NeurIPS 2019
Sun Dec 8th through Sat the 14th, 2019 at Vancouver Convention Center
Paper ID: 4021 Estimating Convergence of Markov chains with L-Lag Couplings

### Reviewer 1

The authors generalize 1-lag coupling of the chains to L-lag coupling and provide upper bounds on some distribution distances including the total variation and 1-Wasserstein distance. This bound serves as a convergence check for MCMC, e.g., to stop the burn-in phase. The main contributions of the paper are 1) deriving a computable bound of the distribution distance between two (L-lagged) chains, and 2) presenting algorithms (e.g., Coupled Random-Walk Metropolis-Hastings, Coupled HMC, etc.) using the bound as a stopping criterion for burn-in.
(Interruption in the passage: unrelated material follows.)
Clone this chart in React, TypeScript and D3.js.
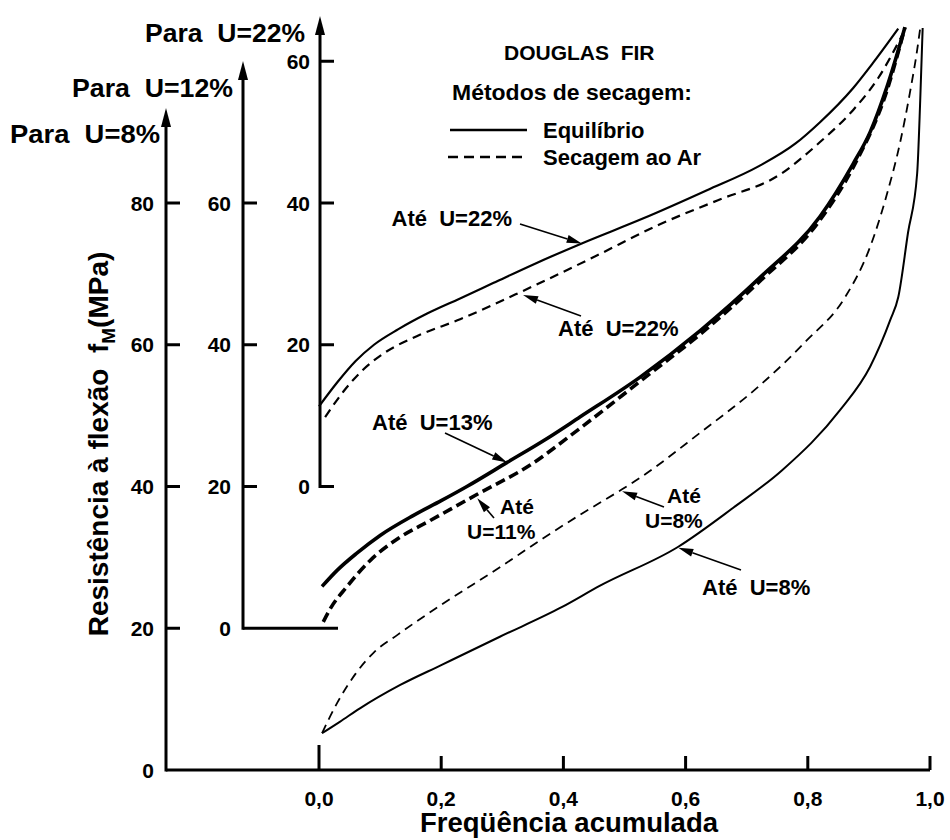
import React from "react";
import * as d3 from "d3";

// ---- data -------------------------------------------------------------
const xTicks = [0, 0.2, 0.4, 0.6, 0.8, 1.0];
const xTickLabels = ["0,0", "0,2", "0,4", "0,6", "0,8", "1,0"];
const mainTicks = [0, 20, 40, 60, 80];
const u12Ticks = [0, 20, 40, 60];
const u22Ticks = [0, 20, 40, 60];

// Equilíbrio, até U=22% (read on the "Para U=22%" axis)
const eq22Freq = [0, 0.03, 0.06, 0.09, 0.13, 0.177, 0.23, 0.285, 0.35, 0.43, 0.53, 0.635, 0.72, 0.78, 0.82, 0.874, 0.907, 0.948];
const eq22Val = [11.3, 14.7, 17.7, 20.0, 22.2, 24.4, 26.5, 28.7, 31.3, 34.3, 37.8, 41.8, 45.2, 48.4, 51.4, 56.2, 59.8, 64.6];

// Secagem ao ar, até U=22% (read on the "Para U=22%" axis)
const ar22Freq = [0.01, 0.04, 0.07, 0.108, 0.16, 0.231, 0.334, 0.448, 0.558, 0.653, 0.754, 0.82, 0.874, 0.915, 0.954];
const ar22Val = [9.8, 13.4, 16.3, 18.9, 21.2, 23.6, 27.6, 32.3, 37.0, 40.4, 44.0, 48.6, 53.1, 57.6, 63.6];

// Equilíbrio, até U=13% (read on the "Para U=12%" axis)
const eq13Freq = [0.005, 0.03, 0.062, 0.1, 0.154, 0.2, 0.242, 0.308, 0.37, 0.427, 0.525, 0.624, 0.722, 0.82, 0.874, 0.902, 0.93, 0.959];
const eq13Val = [5.9, 8.2, 10.6, 13.1, 15.9, 18.0, 20.0, 23.4, 26.6, 29.8, 35.4, 42.0, 49.5, 58.1, 65.5, 70.0, 76.5, 84.8];

// Secagem ao ar, até U=11% (read on the "Para U=12%" axis)
const ar11Freq = [0.007, 0.018, 0.046, 0.083, 0.13, 0.182, 0.259, 0.345, 0.427, 0.525, 0.624, 0.722, 0.82, 0.874, 0.93, 0.959];
const ar11Val = [0.9, 2.7, 5.9, 9.5, 12.7, 15.2, 18.9, 23.0, 28.2, 34.8, 41.5, 49.0, 57.6, 65.0, 76.0, 84.8];

// Equilíbrio, até U=8% (read on the "Para U=8%" axis)
const eq8Freq = [0.005, 0.034, 0.067, 0.133, 0.2, 0.296, 0.398, 0.46, 0.588, 0.678, 0.758, 0.853, 0.902, 0.935, 0.948, 0.964, 0.979, 0.984, 0.988];
const eq8Val = [5.2, 6.8, 8.7, 12.0, 14.8, 18.8, 23.0, 26.0, 31.5, 37.0, 42.3, 50.8, 56.9, 63.5, 66.7, 75.8, 84.2, 94.5, 104.7];

// Secagem ao ar, até U=8% (read on the "Para U=8%" axis)
const ar8Freq = [0.005, 0.03, 0.06, 0.09, 0.129, 0.2, 0.296, 0.367, 0.427, 0.496, 0.525, 0.624, 0.722, 0.797, 0.861, 0.902, 0.93, 0.951, 0.967, 0.979, 0.984];
const ar8Val = [5.2, 9.5, 13.6, 16.6, 19.1, 23.3, 28.6, 32.7, 36.0, 39.6, 41.2, 47.6, 54.3, 60.5, 66.7, 73.8, 81.4, 88.5, 95.5, 101.6, 104.7];

// ---- layout -----------------------------------------------------------
const W = 950;
const H = 840;
const FONT = "'Liberation Sans', Arial, Helvetica, sans-serif";

const x = d3.scaleLinear().domain([0, 1]).range([319, 930]);
const yMain = d3.scaleLinear().domain([0, 80]).range([770, 203]);
const y12 = d3.scaleLinear().domain([-20, 60]).range([770, 203]);
const y22 = d3.scaleLinear().domain([-40, 40]).range([770, 203]);

const AX_MAIN = 166;
const AX_12 = 243;
const AX_22 = 320;

type Curve = { freq: number[]; val: number[]; y: d3.ScaleLinear<number, number> };

const curves: Record<string, Curve & { width: number; dash?: string }> = {
  eq22: { freq: eq22Freq, val: eq22Val, y: y22, width: 2.2 },
  ar22: { freq: ar22Freq, val: ar22Val, y: y22, width: 2.2, dash: "9 6" },
  eq13: { freq: eq13Freq, val: eq13Val, y: y12, width: 3.6 },
  ar11: { freq: ar11Freq, val: ar11Val, y: y12, width: 3.6, dash: "10 5" },
  eq8: { freq: eq8Freq, val: eq8Val, y: yMain, width: 2 },
  ar8: { freq: ar8Freq, val: ar8Val, y: yMain, width: 1.8, dash: "9 6" },
};

function pathOf(c: Curve) {
  const pts = c.freq.map((f, i) => [f, c.val[i]] as [number, number]);
  return d3
    .line<[number, number]>()
    .x((d) => x(d[0]))
    .y((d) => c.y(d[1]))
    .curve(d3.curveMonotoneX)(pts) as string;
}

function pointOn(c: Curve, f: number): [number, number] {
  const v = d3.scaleLinear().domain(c.freq).range(c.val)(f);
  return [x(f), c.y(v)];
}

// callouts: which curve, at which frequency, where the text sits
const callouts = [
  { key: "eq22", f: 0.43, dy: 0, tail: [520, 224], lines: ["Até  U=22%"], tx: 512, ty: [226], anchor: "end", size: 22 },
  { key: "ar22", f: 0.334, dy: 4, tail: [581, 316], lines: ["Até  U=22%"], tx: 558, ty: [336], anchor: "start", size: 22 },
  { key: "eq13", f: 0.308, dy: 0, tail: [445, 433], lines: ["Até  U=13%"], tx: 372, ty: [430], anchor: "start", size: 22 },
  { key: "ar11", f: 0.259, dy: 4, tail: [494, 518], lines: ["Até", "U=11%"], tx: [500, 467], ty: [514, 539], anchor: "start", size: 21 },
  { key: "ar8", f: 0.496, dy: 2, tail: [664, 507], lines: ["Até", "U=8%"], tx: [667, 645], ty: [503, 528], anchor: "start", size: 21 },
  { key: "eq8", f: 0.588, dy: 1, tail: [741, 570], lines: ["Até  U=8%"], tx: 702, ty: [595], anchor: "start", size: 22 },
];

function Arrow({ x1, y1, x2, y2, head = 15, half = 4 }: { x1: number; y1: number; x2: number; y2: number; head?: number; half?: number }) {
  const dx = x2 - x1;
  const dy = y2 - y1;
  const len = Math.hypot(dx, dy);
  const ux = dx / len;
  const uy = dy / len;
  const bx = x2 - ux * head;
  const by = y2 - uy * head;
  const px = -uy * half;
  const py = ux * half;
  return (
    <g>
      <line x1={x1} y1={y1} x2={bx} y2={by} stroke="#000" strokeWidth={1.6} />
      <polygon points={`${x2},${y2} ${bx + px},${by + py} ${bx - px},${by - py}`} fill="#000" />
    </g>
  );
}

function AxisArrowHead({ ax, tip }: { ax: number; tip: number }) {
  return <polygon points={`${ax},${tip} ${ax - 5},${tip + 19} ${ax + 5},${tip + 19}`} fill="#000" />;
}

export default function App() {
  const tickLen = 14;
  const tickFont = 21;
  return (
    <svg
      width={W}
      height={H}
      viewBox={`0 0 ${W} ${H}`}
      style={{ position: "absolute", left: 0, top: 0, background: "#fff" }}
      fontFamily={FONT}
      fontWeight="bold"
    >
      <rect width={W} height={H} fill="#fff" />

      {/* x axis */}
      <line x1={AX_MAIN} x2={x(1)} y1={yMain(0)} y2={yMain(0)} stroke="#000" strokeWidth={3} />
      {xTicks.map((t, i) => (
        <g key={t}>
          <line x1={x(t)} x2={x(t)} y1={yMain(0)} y2={yMain(0) - (i === 0 ? 25 : tickLen)} stroke="#000" strokeWidth={3} />
          <text x={x(t)} y={806} textAnchor="middle" fontSize={tickFont}>
            {xTickLabels[i]}
          </text>
        </g>
      ))}
      <text x={569} y={832} textAnchor="middle" fontSize={27} textLength={298} lengthAdjust="spacingAndGlyphs">
        Freqüência acumulada
      </text>

      {/* main y axis: Para U=8% */}
      <line x1={AX_MAIN} x2={AX_MAIN} y1={yMain(0) + 1.5} y2={125} stroke="#000" strokeWidth={3} />
      <AxisArrowHead ax={AX_MAIN} tip={108} />
      {mainTicks.map((t) => (
        <g key={t}>
          {t > 0 && <line x1={AX_MAIN} x2={AX_MAIN + tickLen} y1={yMain(t)} y2={yMain(t)} stroke="#000" strokeWidth={3} />}
          <text x={AX_MAIN - 12} y={yMain(t)} dy="0.36em" textAnchor="end" fontSize={tickFont}>
            {t}
          </text>
        </g>
      ))}
      <text x={10} y={143} fontSize={25} textLength={150} lengthAdjust="spacingAndGlyphs" style={{ whiteSpace: "pre" }}>
        {"Para  U=8%"}
      </text>

      {/* second y axis: Para U=12% */}
      <line x1={AX_12} x2={AX_12} y1={y12(0) + 1.5} y2={78} stroke="#000" strokeWidth={3} />
      <line x1={AX_12} x2={338} y1={y12(0)} y2={y12(0)} stroke="#000" strokeWidth={3} />
      <AxisArrowHead ax={AX_12} tip={61} />
      {u12Ticks.map((t) => (
        <g key={t}>
          {t > 0 && <line x1={AX_12} x2={AX_12 + tickLen} y1={y12(t)} y2={y12(t)} stroke="#000" strokeWidth={3} />}
          <text x={AX_12 - 12} y={y12(t)} dy="0.36em" textAnchor="end" fontSize={tickFont}>
            {t}
          </text>
        </g>
      ))}
      <text x={72} y={97} fontSize={25} textLength={161} lengthAdjust="spacingAndGlyphs" style={{ whiteSpace: "pre" }}>
        {"Para  U=12%"}
      </text>

      {/* third y axis: Para U=22% */}
      <line x1={AX_22} x2={AX_22} y1={y22(0) + 1.5} y2={32} stroke="#000" strokeWidth={3} />
      <line x1={AX_22} x2={AX_22 + tickLen} y1={y22(0)} y2={y22(0)} stroke="#000" strokeWidth={3} />
      <AxisArrowHead ax={AX_22} tip={16} />
      {u22Ticks.map((t) => (
        <g key={t}>
          {t > 0 && <line x1={AX_22} x2={AX_22 + tickLen} y1={y22(t)} y2={y22(t)} stroke="#000" strokeWidth={3} />}
          <text x={AX_22 - 10} y={y22(t)} dy="0.36em" textAnchor="end" fontSize={tickFont}>
            {t}
          </text>
        </g>
      ))}
      <text x={145} y={42} fontSize={25} textLength={160} lengthAdjust="spacingAndGlyphs" style={{ whiteSpace: "pre" }}>
        {"Para  U=22%"}
      </text>

      {/* y axis title */}
      <text transform="translate(108,444) rotate(-90)" textAnchor="middle" fontSize={28} style={{ whiteSpace: "pre" }}>
        {"Resistência à flexão  f"}
        <tspan dy={7} fontSize={19}>M</tspan>
        <tspan dy={-7}>(MPa)</tspan>
      </text>

      {/* curves */}
      {Object.entries(curves).map(([k, c]) => (
        <path
          key={k}
          d={pathOf(c)}
          fill="none"
          stroke="#000"
          strokeWidth={c.width}
          strokeDasharray={c.dash}
          strokeLinejoin="round"
        />
      ))}

      {/* callouts */}
      {callouts.map((c) => {
        const [px, py] = pointOn(curves[c.key], c.f);
        const txs = Array.isArray(c.tx) ? c.tx : c.lines.map(() => c.tx as number);
        return (
          <g key={c.key}>
            <Arrow x1={c.tail[0]} y1={c.tail[1]} x2={px} y2={py + c.dy} />
            {c.lines.map((s, i) => (
              <text key={i} x={txs[i]} y={c.ty[i]} textAnchor={c.anchor as any} fontSize={c.size} style={{ whiteSpace: "pre" }}>
                {s}
              </text>
            ))}
          </g>
        );
      })}

      {/* legend */}
      <text x={504} y={60} fontSize={21} style={{ whiteSpace: "pre" }}>
        {"DOUGLAS  FIR"}
      </text>
      <text x={452} y={100} fontSize={22} textLength={240} lengthAdjust="spacingAndGlyphs">
        Métodos de secagem:
      </text>
      <line x1={450} x2={527} y1={130} y2={130} stroke="#000" strokeWidth={2.6} />
      <text x={543} y={138} fontSize={22}>
        Equilíbrio
      </text>
      <line x1={448} x2={527} y1={157} y2={157} stroke="#000" strokeWidth={2.6} strokeDasharray="10 6" />
      <text x={543} y={165} fontSize={22}>
        Secagem ao Ar
      </text>
    </svg>
  );
}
Unfortunately, the second part together with the proof of the bound is in the supplementary material. The presented bound and method to compute it is, to the best of knowledge, novel and significantly extends the state-of-the-art. My only concern is about the presentation/composition of the paper: The bound requires to compute the (L-lag) meeting time. The algorithm to compute it compares samples (with time lag L) of different chains and stops when they coincidence. Naively, this will never happen for continuous values; hence, the algorithm assumes some coupled/joint MCMC kernel. Some viable variants are presented in the appendix. While those are based on prior work, I would still expect them to be part of the main body. Without the supplementary material, I would not consider the presented work as self-containing and reproducible. In addition, I would expect a broader discussion of relevant literature, also in the context of the applications of the bound, such as detecting convergence. For example, there are methods to quantify bias in a sample (e.g., "A Kernelized Stein Discrepancy for Goodness-of-fit Tests", Liu et al) or two-sample tests to measure sample discrepancy (e.g., "A Kernel Two-Sample Test", Gretton et al). Both approaches may also be used to detect MCMC convergence and could be considered as baselines in the experiments. After reading the authors' feedback, I revised my vote from 6 to 7. They addressed my concerns and suggested some changes so that, overall, I'm inclined accepting the paper.

### Reviewer 2

The paper reads well, the content is very clearly presented. The stylized example and the application section provide a convincing illustration. However, the paper is not very original, not from a mathematical perspective at least. A reader may understand that the motivation for using a L-lag coupling rather than a 1-lag coupling, is to obtain  sharper bounds'' [line 40]. First, it could be useful to provide some intuition behind this fact. Second, the authors should try to compare the convergence speed of the L-lag bound estimator with the corresponding 1-lag bound estimator. The examples show that the L-lag bound estimators are typically more stable but a quantitative analysis appears compelling. It would thus help a practitioner to know if the L-lag bound worths being used since for a replication of the L-lag coupling is typically much more computationally involved than an equivalent 1-lag replica. In the Application section, the Authors should mention if the assumptions 2.2--2.3 are satisfied. Minor comment l106 N times independently

### Reviewer 3

Strength - A crisply-written paper, targeting an important problem: assessing the convergence of MCMC methods. - The proposed algorithm provides practical bounds on the distance between the marginal distribution of Markov chains and the target distribution. Estimating such bounds is a challenging research problem in computational statistics, and this paper proposes a useful method based on L-Lag couplings. - Empirical evaluation verifies the theoretical claims and demonstrates the practicality of the proposed method on several common sampling algorithms. - A fair assessment of the proposed method, with experiments demonstrating both efficacy and the failure case (sec 2.2.2), It is worth pointing out the failure case should not be considered as a weakness of this paper as it is beneficial for understanding the proposed method. Weakness - Convergence estimates from the proposed method could be incorrect when the underlying MCMC sampler does not mix well, e.g. in high-dimensional and/or multimodal target distribution settings. This issue is pointed out by the authors through numerical experiments and deserves more investigation.